JORDAN SALAMA, BYLINE: The last car on an Amtrak long-distance train is usually reserved for baggage. But today behind that baggage car is the Dearing, a privately owned rail car that rides caboose.

UNIDENTIFIED PERSON #2: All right, everybody...

SALAMA: While the train will soon depart Chicago on a 500-mile overnight journey to Huntington, W.Va.

NELSON MCGAHEE: The run we're going to do today is from Chicago Union Station. And we will arrive in Huntington 7 or so in the morning.

SALAMA: That's Nelson McGahee, who co-owns this train car with his wife Borden Black.

BORDEN BLACK: It's pretty spacious. It's - certainly we can live in it comfortably for several weeks at a time, which we do.

SALAMA: The Dearing is a 1920s-era Pullman sleeper car and has three bedrooms, three bathrooms, a full kitchen, dining room and lounge. Though it's the same length and width as every other train car running in the United States, the inside makes you feel like you're staying in a rustic wooden lodge.

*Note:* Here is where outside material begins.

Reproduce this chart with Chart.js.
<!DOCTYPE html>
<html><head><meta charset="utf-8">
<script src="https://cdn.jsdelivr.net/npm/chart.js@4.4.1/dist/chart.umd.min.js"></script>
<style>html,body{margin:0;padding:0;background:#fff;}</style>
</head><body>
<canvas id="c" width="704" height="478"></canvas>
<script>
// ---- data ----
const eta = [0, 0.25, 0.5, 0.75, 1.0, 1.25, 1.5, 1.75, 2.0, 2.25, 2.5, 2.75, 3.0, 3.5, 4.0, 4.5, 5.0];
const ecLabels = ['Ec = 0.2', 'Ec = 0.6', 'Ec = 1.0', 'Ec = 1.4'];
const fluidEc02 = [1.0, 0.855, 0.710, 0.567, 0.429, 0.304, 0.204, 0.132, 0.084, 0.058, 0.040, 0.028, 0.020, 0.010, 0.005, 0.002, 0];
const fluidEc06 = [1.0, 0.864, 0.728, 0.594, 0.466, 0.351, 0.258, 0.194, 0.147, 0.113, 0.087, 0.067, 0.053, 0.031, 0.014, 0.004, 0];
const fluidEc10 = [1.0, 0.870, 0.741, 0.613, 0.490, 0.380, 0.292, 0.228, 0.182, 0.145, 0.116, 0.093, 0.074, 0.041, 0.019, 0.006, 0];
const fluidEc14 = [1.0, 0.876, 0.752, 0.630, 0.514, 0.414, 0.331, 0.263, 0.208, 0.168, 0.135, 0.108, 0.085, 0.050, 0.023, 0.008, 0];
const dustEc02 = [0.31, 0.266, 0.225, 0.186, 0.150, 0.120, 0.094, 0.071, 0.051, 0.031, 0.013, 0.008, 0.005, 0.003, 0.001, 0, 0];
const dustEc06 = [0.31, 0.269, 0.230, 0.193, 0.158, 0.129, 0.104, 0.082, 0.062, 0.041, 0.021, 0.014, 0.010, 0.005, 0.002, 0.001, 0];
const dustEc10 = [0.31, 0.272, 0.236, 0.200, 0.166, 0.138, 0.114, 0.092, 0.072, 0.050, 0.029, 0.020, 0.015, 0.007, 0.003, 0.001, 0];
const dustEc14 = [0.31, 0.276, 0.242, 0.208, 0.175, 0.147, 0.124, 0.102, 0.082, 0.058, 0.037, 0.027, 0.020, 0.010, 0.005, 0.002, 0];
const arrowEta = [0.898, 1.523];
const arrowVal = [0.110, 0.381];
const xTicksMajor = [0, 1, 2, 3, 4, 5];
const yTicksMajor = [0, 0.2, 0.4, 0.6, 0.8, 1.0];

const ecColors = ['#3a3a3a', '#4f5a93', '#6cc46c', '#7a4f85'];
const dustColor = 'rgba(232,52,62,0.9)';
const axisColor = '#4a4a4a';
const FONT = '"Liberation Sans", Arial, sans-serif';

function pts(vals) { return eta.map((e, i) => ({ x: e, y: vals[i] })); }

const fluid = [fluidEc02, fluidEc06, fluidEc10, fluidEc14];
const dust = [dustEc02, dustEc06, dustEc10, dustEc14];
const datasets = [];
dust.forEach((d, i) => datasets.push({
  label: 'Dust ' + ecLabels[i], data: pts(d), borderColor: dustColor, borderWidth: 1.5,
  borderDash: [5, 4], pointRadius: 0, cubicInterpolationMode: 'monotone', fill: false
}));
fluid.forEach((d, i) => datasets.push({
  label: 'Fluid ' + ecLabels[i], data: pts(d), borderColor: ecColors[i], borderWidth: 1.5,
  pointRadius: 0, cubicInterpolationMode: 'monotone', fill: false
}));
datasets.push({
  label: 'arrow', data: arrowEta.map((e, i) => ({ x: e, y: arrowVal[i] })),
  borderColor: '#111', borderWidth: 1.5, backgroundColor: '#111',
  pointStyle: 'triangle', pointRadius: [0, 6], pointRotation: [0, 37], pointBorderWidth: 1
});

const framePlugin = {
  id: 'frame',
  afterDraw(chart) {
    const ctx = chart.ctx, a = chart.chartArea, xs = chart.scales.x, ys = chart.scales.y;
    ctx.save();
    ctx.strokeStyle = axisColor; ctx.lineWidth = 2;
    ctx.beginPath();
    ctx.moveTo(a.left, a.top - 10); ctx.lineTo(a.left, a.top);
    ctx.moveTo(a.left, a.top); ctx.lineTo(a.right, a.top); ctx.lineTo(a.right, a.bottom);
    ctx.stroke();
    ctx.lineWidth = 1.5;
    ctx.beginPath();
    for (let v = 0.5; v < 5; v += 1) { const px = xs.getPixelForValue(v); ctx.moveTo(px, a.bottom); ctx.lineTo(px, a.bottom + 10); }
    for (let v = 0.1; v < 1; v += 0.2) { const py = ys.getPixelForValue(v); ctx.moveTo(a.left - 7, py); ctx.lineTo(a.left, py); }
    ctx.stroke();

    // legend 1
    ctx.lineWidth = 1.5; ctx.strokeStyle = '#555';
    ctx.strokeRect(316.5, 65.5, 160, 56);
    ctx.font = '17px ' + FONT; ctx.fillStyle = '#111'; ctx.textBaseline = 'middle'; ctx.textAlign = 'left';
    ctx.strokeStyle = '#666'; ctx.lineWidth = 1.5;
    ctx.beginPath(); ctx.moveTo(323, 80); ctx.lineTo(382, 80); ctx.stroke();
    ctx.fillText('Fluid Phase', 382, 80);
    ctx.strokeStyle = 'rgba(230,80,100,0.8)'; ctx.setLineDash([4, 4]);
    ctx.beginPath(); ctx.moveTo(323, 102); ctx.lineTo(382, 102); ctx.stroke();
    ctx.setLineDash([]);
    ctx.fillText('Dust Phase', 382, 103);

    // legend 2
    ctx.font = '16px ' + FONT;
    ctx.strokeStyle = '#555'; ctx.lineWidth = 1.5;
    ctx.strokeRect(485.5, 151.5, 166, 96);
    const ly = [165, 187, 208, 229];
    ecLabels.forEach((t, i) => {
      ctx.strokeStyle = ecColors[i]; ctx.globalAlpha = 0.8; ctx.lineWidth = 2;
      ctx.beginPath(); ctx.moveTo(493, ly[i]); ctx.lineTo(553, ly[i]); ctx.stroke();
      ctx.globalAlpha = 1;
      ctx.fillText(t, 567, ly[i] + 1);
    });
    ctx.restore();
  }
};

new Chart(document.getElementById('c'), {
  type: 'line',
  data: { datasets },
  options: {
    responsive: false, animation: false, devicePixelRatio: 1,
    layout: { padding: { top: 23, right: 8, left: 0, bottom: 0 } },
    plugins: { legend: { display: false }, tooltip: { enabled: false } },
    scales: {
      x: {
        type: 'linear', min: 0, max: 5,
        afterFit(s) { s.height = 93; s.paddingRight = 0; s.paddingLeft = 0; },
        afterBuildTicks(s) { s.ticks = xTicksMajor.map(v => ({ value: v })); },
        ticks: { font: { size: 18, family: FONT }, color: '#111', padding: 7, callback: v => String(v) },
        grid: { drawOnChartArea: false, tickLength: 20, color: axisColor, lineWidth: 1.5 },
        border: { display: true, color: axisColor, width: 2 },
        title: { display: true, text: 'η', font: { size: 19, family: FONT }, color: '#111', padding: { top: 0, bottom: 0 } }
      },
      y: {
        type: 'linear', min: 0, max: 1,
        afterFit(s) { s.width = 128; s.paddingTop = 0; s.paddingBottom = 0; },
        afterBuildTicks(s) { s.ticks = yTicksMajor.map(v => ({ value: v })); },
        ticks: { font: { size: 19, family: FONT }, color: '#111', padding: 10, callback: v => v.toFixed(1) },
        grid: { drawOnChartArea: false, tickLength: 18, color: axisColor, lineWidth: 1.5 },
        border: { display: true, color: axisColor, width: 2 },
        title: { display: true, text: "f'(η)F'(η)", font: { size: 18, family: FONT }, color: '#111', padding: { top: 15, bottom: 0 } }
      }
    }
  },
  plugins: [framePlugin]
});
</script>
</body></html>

BLACK: You know, we try to do elegant meals and - not stuffy. People don't have to wear coats and ties. But it should be an experience. That's what this is all about, is an experience.

SALAMA: The costs for these trips can run in the thousands of dollars. For this 13-hour ride, the couple will pay Amtrak a fee of nearly $1,500 just to move.

BLACK: They are charging $2.95 a mile.

SALAMA: To help cover those costs, they'll usually charter out the car to paying guests, basically running a bed-and-breakfast on the train. We've just passed our first stop, Dyer, Ind., and it's time to eat.

(SOUNDBITE OF BELL RINGING)

BLACK: Dinner.

SALAMA: Out comes a three-course steak dinner complete with champagne and dessert, all made fresh from Black's bumpy 7-by-12-foot kitchen. By the time dinner's over, night's fallen, and we're about three hours south of Chicago, rolling through Indiana farm country. In the hallway, there's a map of the country with pins on all the cities they've been to on the rail car.

BLACK: Well, and we've been from Maine to Seattle, Seattle to...

SALAMA: The couple has visited 46 states on the Dearing.

BLACK: We've done the entire outside of the country. But we've also done a lot of things in between.

SALAMA: Black says that part of what she loves most about train travel is it's a chance to see things that aren't possible with other modes of transportation.

BLACK: I mean, there's no power lines. There are no cars. There's no roads. And you get to see things there's no other way to see. It is to me breathtakingly beautiful. And it makes me think often of how huge this country is.

SALAMA: Around midnight, I step out onto the platform on the back of the train.

Thirty-five degrees on the back platform of the Dearing.

It's pitch black out, and I watch as a single pickup truck races alongside the train tracks. You stand out back, and it's fitting that everything's just rushing away from you so quickly, from this historic car which the couple says is meant to be an escape into the past. After a few minutes, I go back into the warmth of my small bedroom, where I fall asleep to the rocking lull of the train.

(SOUNDBITE OF TRAIN HISSING)

UNIDENTIFIED PERSON #3: Hey. Good morning.

SALAMA: I wake up as the train arrives in Huntington.

UNIDENTIFIED PERSON #4: Fifty, that will do.

SALAMA: In recent weeks, Amtrak has begun denying requests for private rail car trips like this altogether. Black and McGahee worry that an entire way of life may soon be gone. By no means are private rail cars the fastest or cheapest way to get around, but that's not the point. As the couple always says, the airplane flies over you, the interstate passes by you, but the train doesn't forget you. For NPR News, I'm Jordan Salama.